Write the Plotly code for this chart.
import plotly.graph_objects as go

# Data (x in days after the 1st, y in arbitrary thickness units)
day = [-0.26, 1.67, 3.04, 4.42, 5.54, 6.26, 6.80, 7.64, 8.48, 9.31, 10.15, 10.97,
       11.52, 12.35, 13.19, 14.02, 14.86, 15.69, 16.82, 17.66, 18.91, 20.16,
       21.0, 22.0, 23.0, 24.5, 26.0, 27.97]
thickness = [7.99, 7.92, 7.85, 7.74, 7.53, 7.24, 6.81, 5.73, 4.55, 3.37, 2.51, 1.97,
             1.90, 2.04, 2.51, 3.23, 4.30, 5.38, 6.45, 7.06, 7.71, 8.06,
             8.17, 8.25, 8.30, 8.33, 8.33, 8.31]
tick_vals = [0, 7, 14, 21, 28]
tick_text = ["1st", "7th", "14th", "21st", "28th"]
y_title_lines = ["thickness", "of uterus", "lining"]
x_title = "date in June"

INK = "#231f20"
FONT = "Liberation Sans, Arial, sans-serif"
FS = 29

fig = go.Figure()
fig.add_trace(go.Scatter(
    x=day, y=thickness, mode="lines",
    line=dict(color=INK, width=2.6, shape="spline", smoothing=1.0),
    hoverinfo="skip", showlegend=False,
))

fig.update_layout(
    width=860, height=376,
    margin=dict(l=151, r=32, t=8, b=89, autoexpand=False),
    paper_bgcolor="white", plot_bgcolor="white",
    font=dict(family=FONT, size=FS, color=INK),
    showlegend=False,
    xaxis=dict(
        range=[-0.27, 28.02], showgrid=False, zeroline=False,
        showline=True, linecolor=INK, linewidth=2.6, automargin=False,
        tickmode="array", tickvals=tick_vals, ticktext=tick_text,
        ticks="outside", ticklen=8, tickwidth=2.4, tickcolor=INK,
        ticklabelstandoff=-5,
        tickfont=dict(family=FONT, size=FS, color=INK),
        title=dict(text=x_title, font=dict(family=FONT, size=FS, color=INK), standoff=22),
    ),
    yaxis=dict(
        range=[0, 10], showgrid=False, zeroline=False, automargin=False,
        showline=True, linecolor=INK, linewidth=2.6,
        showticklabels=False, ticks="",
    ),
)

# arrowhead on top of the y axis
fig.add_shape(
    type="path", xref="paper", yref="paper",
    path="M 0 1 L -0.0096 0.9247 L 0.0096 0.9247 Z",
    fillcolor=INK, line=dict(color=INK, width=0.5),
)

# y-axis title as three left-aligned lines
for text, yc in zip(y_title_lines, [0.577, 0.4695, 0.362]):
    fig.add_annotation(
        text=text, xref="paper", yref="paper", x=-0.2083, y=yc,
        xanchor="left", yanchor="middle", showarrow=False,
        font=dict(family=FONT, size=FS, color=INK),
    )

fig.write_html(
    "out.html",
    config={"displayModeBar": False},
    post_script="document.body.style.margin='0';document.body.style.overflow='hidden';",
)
********
Task
Extract exactly the leading lines of the data, stopping at and including the line with "import plotly.graph_objects as go".

Task answer
Write the Plotly code for this chart.
import plotly.graph_objects as go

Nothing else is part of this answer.